Menurutnya, seruan boikot bayar pajak bukanlah hal yang tepat untuk disampaikan saat ini.
“Kalau seruan boikot bayar pajak terealisasi, tentu itu akan merugikan kita sendiri. Ada banyak problem sosial yang akan terjadi bila seruan ini menjadi kenyataan. Dan lagi, poros keberlangsungan kehidupan kita bernegara adalah penerimaan negara itu sendiri,” katanya.
Mengenai seruan agar Sri Mulyani dicopot dari posisi Menkeu, Ferdio juga tidak sepakat.
Baginya, Sri Mulyani masihlah sosok yang tepat untuk menjadi nakhoda Kemenkeu yang ternyata memiliki banyak persoalan.
“Bila bukan Ibu Sri, memangnya siapa yang bisa memimpin Kemenkeu saat ini? Kita lihat, di tengah situasi ini Sri Mulyani tetap bekerja profesional dan berusaha menuntaskan segala persoalan sembari membersihkan Kemenkeu. Ini tugas berat, lebih baik berikan Bu Sri waktu untuk menyelesaikan ini semua,” sambungnya.
Lebih lanjut, Ferdio berpandangan pernyataan pemerintah mengenai TKM di Kemenkeu yang dua pekan terakhir menyita perhatian publik Tanah Air kini menjadi lebih jelas usai Menkopolhukam Mahfud MD dan Sri Mulyani, Senin (20/3) kemarin, memberikan keterangan resmi.
Pertama, yakni terkait jumlah transaksi mencurigakan yang setelah dikoreksi naik dari Rp300 triliun menjadi Rp349 triliun.
Baca juga: Demo di Gedung DJP, Partai Buruh Desak Sri Mulyani Mundur & Dirjen Pajak Suryo Utomo Dicopot
Ferdio juga menyoroti ucapan Mahfud yang menyatakan bahwa transaksi itu diduga sebagai hasil tindak pidana pencucian uang (TPPU) yang sebagian besar berkaitan dengan aktivitas perpajakan, kepabeanan, dan cukai oleh perusahaan.
“Pak Mahfud juga meluruskan bahwa transaksi janggal yang diduga pencucian uang itu tidak semuanya melibatkan pegawai Kemenkeu, melainkan perusahaan, persero, dan badan. Ini satu langkah yang baik setelah sebelumnya informasi terkait transaksi janggal itu tidak jelas dan hanya menyudutkan Kemenkeu,” ucap Ferdio.
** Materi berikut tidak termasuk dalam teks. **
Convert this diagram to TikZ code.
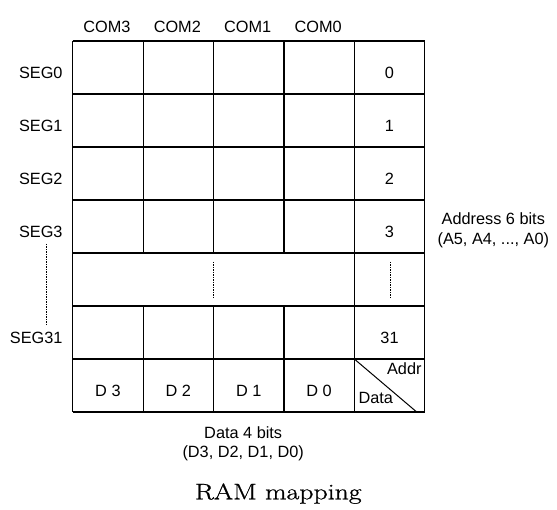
\documentclass[tikz,border=0pt]{standalone}
\usepackage{fontspec}
\setmainfont{Liberation Sans}
\newfontfamily\lmserif[FakeBold=0.8]{Latin Modern Roman}
\begin{document}
\begin{tikzpicture}[x=1pt,y=-1pt,
  lbl/.style={font=\fontsize{16.3}{19.4}\selectfont, inner sep=0pt, anchor=base},
  grid line/.style={line width=1.2pt},
  dotline/.style={line width=1pt, dash pattern=on 1.5pt off 1pt}]
\useasboundingbox (0,0) rectangle (557,510);
\def\L{72.7}\def\W{70.4}\def\T{41}\def\H{53}
% horizontal lines
\foreach \j in {0,...,7} { \draw[grid line] (\L,{\T+\j*\H}) -- ({\L+5*\W},{\T+\j*\H}); }
% outer and address-column verticals (full height)
\foreach \i in {0,4,5} { \draw[grid line] ({\L+\i*\W},\T) -- ({\L+\i*\W},{\T+7*\H}); }
% inner verticals, interrupted in the gap row
\foreach \i in {1,2,3} {
  \draw[grid line] ({\L+\i*\W},\T) -- ({\L+\i*\W},{\T+4*\H});
  \draw[grid line] ({\L+\i*\W},{\T+5*\H}) -- ({\L+\i*\W},{\T+7*\H});
}
\coordinate (ac) at ({\L+4*\W},{\T+6*\H});
\coordinate (ad) at ({\L+5*\W-8},{\T+7*\H});
\draw[line width=1pt] (ac) -- (ad);
% column headers
\foreach \n [count=\i from 0] in {COM3,COM2,COM1,COM0}
  \node[lbl] (c\i) at ({\L+(\i+0.5)*\W-1},32.7) {\n};
% row labels
\foreach \n/\r in {SEG0/0,SEG1/1,SEG2/2,SEG3/3,SEG31/5}
  \node[lbl,anchor=base east] (s\r) at ({\L-10},{\T+(\r+0.5)*\H+10.8}) {\n};
\foreach \n/\r in {0/0,1/1,2/2,3/3,31/5}
  \node[lbl] (a\r) at ({\L+4.5*\W},{\T+(\r+0.5)*\H+10.8}) {\n};
% dotted continuation lines
\coordinate (d1) at (46,244); \coordinate (d2) at (46,325);
\draw[dotline] (d1) -- (d2);
\coordinate (m1) at ({\L+2*\W},262); \coordinate (m2) at ({\L+2*\W},298);
\draw[dotline] (m1) -- (m2);
\coordinate (r1) at (390,262); \coordinate (r2) at (390,298);
\draw[dotline] (r1) -- (r2);
% data row
\foreach \n [count=\i from 0] in {D 3,D 2,D 1,D 0}
  \node[lbl] (dd\i) at ({\L+(\i+0.5)*\W},{\T+6.5*\H+10.8}) {\n};
\node[lbl,anchor=base east] (addr) at (421.7,375) {Addr};
\node[lbl,anchor=base west] (data) at (358.3,404) {Data};
% side texts
\node[lbl] (addrtxt1) at (493.3,225) {Address 6 bits};
\node[lbl] (addrtxt2) at (493.3,244.4) {(A5, A4, ..., A0)};
\node[lbl] (datatxt1) at (243.2,438.3) {Data 4 bits};
\node[lbl] (datatxt2) at (243.2,457.7) {(D3, D2, D1, D0)};
\node[inner sep=0pt,anchor=base,font=\lmserif\fontsize{22.4}{26}\selectfont] (title) at (278.3,499.3) {\scalebox{1.24}[1]{RAM mapping}};
\end{tikzpicture}
\end{document}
Ferdio mengutarakan, seharusnya sebelum informasi terkait transaksi janggal itu disebarkan kepada publik, Mahfud dan Sri Mulyani duduk bersama seperti ini.
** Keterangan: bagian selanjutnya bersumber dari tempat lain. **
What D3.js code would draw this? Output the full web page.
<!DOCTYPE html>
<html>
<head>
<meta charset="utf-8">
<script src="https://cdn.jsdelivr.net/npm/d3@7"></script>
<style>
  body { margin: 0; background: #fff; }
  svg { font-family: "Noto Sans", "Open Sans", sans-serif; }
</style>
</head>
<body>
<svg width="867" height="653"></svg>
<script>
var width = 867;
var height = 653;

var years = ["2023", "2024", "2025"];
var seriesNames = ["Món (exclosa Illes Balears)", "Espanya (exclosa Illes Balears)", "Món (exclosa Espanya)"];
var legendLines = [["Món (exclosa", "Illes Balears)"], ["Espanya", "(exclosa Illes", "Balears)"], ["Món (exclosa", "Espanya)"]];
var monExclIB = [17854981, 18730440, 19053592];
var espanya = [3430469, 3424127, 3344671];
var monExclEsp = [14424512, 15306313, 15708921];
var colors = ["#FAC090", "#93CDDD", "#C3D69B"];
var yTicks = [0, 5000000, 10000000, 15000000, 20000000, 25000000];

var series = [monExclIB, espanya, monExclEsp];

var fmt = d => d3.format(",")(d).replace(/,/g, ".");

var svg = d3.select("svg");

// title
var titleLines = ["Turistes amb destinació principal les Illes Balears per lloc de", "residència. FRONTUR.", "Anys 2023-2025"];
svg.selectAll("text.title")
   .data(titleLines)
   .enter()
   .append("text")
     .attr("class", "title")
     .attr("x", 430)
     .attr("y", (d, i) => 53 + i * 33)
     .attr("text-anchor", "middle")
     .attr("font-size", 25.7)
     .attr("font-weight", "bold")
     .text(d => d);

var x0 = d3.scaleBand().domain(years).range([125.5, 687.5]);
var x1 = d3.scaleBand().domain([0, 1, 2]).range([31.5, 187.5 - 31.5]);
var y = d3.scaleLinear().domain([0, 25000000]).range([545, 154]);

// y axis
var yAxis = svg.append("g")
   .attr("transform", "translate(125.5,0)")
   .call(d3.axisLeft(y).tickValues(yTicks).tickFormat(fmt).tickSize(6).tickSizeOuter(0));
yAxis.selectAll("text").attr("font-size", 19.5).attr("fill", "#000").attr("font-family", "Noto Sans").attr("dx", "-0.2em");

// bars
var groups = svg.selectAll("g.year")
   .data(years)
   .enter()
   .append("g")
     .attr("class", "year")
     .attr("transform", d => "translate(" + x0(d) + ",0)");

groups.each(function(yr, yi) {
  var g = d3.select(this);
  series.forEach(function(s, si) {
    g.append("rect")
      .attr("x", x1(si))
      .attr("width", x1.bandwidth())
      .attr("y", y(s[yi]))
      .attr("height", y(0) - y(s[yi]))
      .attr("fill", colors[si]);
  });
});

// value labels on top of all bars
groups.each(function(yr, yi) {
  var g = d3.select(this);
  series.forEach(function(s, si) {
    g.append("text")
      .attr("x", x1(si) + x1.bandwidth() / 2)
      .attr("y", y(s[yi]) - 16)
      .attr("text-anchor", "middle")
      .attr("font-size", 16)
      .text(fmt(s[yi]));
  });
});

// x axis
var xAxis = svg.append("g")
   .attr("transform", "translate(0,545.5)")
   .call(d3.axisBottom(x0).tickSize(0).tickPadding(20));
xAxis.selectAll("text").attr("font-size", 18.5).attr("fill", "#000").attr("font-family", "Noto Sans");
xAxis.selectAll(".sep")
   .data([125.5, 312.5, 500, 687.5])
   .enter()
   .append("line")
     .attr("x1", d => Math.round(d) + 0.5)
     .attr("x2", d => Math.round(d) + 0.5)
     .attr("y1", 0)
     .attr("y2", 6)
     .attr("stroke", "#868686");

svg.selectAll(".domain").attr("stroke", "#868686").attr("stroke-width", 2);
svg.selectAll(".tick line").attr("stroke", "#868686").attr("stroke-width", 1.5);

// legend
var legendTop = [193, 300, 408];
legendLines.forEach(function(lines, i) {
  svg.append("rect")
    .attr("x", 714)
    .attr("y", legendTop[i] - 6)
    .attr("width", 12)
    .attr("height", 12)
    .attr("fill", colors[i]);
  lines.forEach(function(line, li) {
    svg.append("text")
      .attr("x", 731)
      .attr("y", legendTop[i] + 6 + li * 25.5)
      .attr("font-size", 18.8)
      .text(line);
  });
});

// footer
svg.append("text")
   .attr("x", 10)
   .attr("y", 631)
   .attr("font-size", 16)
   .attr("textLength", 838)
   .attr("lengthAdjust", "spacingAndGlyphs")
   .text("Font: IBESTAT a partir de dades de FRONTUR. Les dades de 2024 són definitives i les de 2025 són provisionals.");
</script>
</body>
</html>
“Kemarin itu ramai kan karena terkesan tidak ada konsolidasi dan sinkronisasi data. Harusnya sebagai pembantu presiden mereka duduk bersama, setelah itu baru beri statement publik bersama. Jadi kesannya, soliditas para pembantu presiden tidak berjalan. Malah terkesan saling bersaing dan saling menyerang,” tuturnya.
“Pembelajarannya, kalau perspektif informasi publik, segala isu itu dipetakan betul, dikroscek, sampai ada keputusan kelembagaan, validitas. Seidaknya sampai lembaga yakin ini informasi yang benar, baru diomongkan. Jadi jangan berwacana yang malah membuat publik geger,” tandas Ferdio.